**PROVIDED DATA**
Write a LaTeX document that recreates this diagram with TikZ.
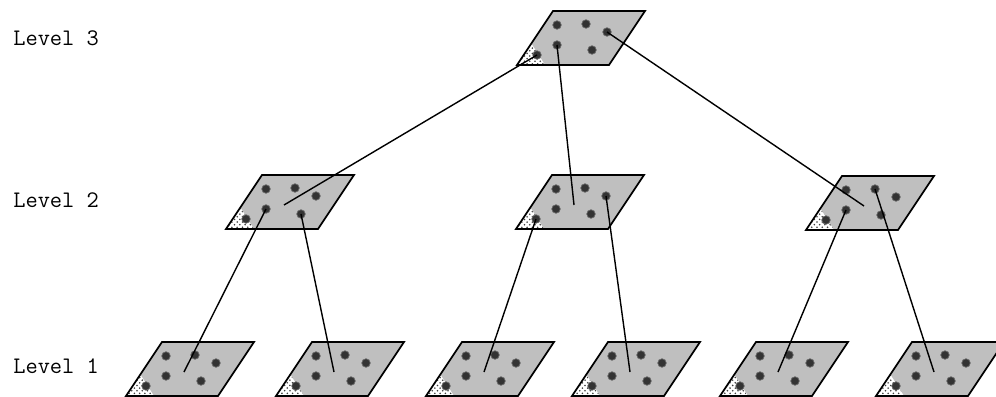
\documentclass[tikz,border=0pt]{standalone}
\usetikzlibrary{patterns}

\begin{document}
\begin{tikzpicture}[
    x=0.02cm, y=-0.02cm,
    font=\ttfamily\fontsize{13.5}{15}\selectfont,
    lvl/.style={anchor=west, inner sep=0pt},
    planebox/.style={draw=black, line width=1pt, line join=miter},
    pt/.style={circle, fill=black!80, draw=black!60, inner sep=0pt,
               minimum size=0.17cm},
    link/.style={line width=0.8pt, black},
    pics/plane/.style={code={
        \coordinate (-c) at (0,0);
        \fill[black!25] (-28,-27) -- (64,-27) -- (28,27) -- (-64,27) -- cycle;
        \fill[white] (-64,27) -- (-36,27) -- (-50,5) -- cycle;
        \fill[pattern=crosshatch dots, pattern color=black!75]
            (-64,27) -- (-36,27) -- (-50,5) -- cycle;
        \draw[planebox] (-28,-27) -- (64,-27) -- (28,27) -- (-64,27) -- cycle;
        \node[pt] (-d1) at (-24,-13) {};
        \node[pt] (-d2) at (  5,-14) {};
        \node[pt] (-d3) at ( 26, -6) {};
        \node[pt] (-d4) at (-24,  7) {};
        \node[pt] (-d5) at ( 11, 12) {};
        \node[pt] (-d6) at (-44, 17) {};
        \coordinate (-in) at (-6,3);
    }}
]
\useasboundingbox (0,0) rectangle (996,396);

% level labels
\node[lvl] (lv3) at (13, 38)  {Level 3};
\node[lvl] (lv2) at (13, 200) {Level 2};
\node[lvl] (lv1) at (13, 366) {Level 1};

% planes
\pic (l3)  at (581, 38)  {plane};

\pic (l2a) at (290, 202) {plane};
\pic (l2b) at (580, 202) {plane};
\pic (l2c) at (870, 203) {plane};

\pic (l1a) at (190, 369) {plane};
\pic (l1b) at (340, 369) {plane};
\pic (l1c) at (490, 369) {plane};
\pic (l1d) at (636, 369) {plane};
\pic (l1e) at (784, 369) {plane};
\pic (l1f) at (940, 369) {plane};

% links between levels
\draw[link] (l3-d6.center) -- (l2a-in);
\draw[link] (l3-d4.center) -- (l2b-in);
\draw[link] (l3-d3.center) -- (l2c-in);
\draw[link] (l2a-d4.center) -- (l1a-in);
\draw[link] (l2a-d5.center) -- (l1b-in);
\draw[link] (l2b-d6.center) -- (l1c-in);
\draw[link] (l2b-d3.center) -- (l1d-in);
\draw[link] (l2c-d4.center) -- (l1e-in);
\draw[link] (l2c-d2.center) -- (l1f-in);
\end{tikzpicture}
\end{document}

**WORK TO COMPLETE**
Output a faithful copy of the data, with each picture left out.

**TASK OUTPUT**
Write a LaTeX document that recreates this diagram with TikZ.
\documentclass[tikz,border=0pt]{standalone}
\usetikzlibrary{patterns}

\begin{document}
\begin{tikzpicture}[
    x=0.02cm, y=-0.02cm,
    font=\ttfamily\fontsize{13.5}{15}\selectfont,
    lvl/.style={anchor=west, inner sep=0pt},
    planebox/.style={draw=black, line width=1pt, line join=miter},
    pt/.style={circle, fill=black!80, draw=black!60, inner sep=0pt,
               minimum size=0.17cm},
    link/.style={line width=0.8pt, black},
    pics/plane/.style={code={
        \coordinate (-c) at (0,0);
        \fill[black!25] (-28,-27) -- (64,-27) -- (28,27) -- (-64,27) -- cycle;
        \fill[white] (-64,27) -- (-36,27) -- (-50,5) -- cycle;
        \fill[pattern=crosshatch dots, pattern color=black!75]
            (-64,27) -- (-36,27) -- (-50,5) -- cycle;
        \draw[planebox] (-28,-27) -- (64,-27) -- (28,27) -- (-64,27) -- cycle;
        \node[pt] (-d1) at (-24,-13) {};
        \node[pt] (-d2) at (  5,-14) {};
        \node[pt] (-d3) at ( 26, -6) {};
        \node[pt] (-d4) at (-24,  7) {};
        \node[pt] (-d5) at ( 11, 12) {};
        \node[pt] (-d6) at (-44, 17) {};
        \coordinate (-in) at (-6,3);
    }}
]
\useasboundingbox (0,0) rectangle (996,396);

% level labels
\node[lvl] (lv3) at (13, 38)  {Level 3};
\node[lvl] (lv2) at (13, 200) {Level 2};
\node[lvl] (lv1) at (13, 366) {Level 1};

% planes
\pic (l3)  at (581, 38)  {plane};

\pic (l2a) at (290, 202) {plane};
\pic (l2b) at (580, 202) {plane};
\pic (l2c) at (870, 203) {plane};

\pic (l1a) at (190, 369) {plane};
\pic (l1b) at (340, 369) {plane};
\pic (l1c) at (490, 369) {plane};
\pic (l1d) at (636, 369) {plane};
\pic (l1e) at (784, 369) {plane};
\pic (l1f) at (940, 369) {plane};

% links between levels
\draw[link] (l3-d6.center) -- (l2a-in);
\draw[link] (l3-d4.center) -- (l2b-in);
\draw[link] (l3-d3.center) -- (l2c-in);
\draw[link] (l2a-d4.center) -- (l1a-in);
\draw[link] (l2a-d5.center) -- (l1b-in);
\draw[link] (l2b-d6.center) -- (l1c-in);
\draw[link] (l2b-d3.center) -- (l1d-in);
\draw[link] (l2c-d4.center) -- (l1e-in);
\draw[link] (l2c-d2.center) -- (l1f-in);
\end{tikzpicture}
\end{document}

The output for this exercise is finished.